Everything from the first line of the records to the line containing "plt.rcParams['font.family'] = ['DejaVu Sans']", inclusive, is to be extracted exactly, and nothing more.

————————

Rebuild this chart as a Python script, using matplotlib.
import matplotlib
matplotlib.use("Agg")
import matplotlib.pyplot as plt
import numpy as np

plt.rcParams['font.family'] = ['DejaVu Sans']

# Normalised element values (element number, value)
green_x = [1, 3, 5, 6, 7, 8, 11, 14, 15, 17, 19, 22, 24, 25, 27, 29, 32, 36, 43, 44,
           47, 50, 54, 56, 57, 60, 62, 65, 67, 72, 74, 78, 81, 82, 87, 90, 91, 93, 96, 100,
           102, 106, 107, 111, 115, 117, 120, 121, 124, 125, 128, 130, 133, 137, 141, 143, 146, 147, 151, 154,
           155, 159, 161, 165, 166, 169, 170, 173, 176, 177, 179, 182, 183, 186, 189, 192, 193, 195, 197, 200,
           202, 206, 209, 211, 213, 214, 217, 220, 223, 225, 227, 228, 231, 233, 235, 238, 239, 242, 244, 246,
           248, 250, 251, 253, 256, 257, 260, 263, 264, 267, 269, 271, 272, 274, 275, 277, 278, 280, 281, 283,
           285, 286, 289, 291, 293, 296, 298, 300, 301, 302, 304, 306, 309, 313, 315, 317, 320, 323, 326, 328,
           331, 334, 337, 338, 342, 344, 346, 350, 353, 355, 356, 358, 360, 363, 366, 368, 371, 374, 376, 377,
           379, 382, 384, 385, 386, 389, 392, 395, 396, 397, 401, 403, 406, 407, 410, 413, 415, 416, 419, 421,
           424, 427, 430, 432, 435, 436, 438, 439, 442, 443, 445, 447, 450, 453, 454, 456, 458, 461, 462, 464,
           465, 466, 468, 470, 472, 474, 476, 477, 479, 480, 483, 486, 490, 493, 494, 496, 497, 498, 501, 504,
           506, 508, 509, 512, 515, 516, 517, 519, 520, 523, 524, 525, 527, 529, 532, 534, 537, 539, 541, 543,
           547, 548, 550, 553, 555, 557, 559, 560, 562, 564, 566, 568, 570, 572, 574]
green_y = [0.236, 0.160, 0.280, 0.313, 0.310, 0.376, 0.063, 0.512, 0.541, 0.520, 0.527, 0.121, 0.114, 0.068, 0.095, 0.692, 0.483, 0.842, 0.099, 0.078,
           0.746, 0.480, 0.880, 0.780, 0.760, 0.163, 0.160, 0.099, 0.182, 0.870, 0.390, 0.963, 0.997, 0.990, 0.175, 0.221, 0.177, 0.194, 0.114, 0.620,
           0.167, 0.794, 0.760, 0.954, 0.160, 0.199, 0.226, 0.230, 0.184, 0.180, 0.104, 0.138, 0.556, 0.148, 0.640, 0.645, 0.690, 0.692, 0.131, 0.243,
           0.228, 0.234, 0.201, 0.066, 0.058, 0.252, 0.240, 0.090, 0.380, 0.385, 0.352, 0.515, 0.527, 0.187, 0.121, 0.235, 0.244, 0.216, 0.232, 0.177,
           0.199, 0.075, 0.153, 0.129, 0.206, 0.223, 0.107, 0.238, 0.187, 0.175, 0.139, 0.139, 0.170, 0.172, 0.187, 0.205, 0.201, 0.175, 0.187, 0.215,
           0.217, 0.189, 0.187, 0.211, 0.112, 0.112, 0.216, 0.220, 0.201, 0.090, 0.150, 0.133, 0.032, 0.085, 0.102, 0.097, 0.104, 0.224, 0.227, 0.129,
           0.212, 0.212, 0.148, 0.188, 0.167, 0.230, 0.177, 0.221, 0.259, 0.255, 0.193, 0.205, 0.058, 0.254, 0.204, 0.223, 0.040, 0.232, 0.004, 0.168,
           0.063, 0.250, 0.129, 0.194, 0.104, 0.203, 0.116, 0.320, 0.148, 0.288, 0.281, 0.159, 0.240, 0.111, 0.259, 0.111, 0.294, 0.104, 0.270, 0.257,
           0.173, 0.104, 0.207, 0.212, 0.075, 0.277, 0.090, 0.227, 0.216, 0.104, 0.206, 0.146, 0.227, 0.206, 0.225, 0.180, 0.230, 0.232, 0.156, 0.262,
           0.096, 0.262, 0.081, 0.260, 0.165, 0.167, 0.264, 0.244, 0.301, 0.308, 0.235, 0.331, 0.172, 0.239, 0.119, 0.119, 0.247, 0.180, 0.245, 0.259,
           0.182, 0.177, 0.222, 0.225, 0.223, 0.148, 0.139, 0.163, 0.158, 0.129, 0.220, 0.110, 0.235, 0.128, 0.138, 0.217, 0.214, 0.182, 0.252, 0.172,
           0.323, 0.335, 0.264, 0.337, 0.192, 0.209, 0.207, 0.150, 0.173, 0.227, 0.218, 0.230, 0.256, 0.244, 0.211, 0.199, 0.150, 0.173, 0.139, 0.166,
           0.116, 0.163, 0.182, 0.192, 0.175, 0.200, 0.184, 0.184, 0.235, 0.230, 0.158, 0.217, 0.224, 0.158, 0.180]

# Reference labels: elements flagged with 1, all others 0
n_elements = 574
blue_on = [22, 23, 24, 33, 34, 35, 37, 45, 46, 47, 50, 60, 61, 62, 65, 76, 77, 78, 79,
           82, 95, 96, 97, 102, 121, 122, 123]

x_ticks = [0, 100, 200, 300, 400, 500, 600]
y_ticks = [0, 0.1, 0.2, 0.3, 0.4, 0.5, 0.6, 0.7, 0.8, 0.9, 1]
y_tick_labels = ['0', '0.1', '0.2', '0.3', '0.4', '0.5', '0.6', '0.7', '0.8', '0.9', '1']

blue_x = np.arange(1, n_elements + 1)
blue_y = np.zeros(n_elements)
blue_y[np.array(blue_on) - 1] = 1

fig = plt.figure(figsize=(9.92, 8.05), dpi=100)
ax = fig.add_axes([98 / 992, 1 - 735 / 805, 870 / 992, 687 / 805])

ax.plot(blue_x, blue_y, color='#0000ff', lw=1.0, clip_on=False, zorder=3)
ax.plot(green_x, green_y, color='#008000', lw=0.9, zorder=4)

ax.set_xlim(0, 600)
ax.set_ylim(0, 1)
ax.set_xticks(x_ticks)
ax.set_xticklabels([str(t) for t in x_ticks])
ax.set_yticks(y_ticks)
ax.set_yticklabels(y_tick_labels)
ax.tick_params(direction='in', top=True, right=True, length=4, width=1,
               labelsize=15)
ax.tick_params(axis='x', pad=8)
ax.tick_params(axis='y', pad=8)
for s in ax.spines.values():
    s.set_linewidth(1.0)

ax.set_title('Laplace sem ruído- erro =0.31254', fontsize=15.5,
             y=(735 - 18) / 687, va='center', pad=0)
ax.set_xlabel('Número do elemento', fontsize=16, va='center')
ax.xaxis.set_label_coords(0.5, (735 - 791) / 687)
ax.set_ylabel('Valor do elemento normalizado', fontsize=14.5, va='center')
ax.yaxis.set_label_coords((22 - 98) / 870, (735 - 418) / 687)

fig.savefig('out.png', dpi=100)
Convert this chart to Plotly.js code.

————————

> Finished exercise
Rebuild this chart as a Python script, using matplotlib.
import matplotlib
matplotlib.use("Agg")
import matplotlib.pyplot as plt
import numpy as np

plt.rcParams['font.family'] = ['DejaVu Sans']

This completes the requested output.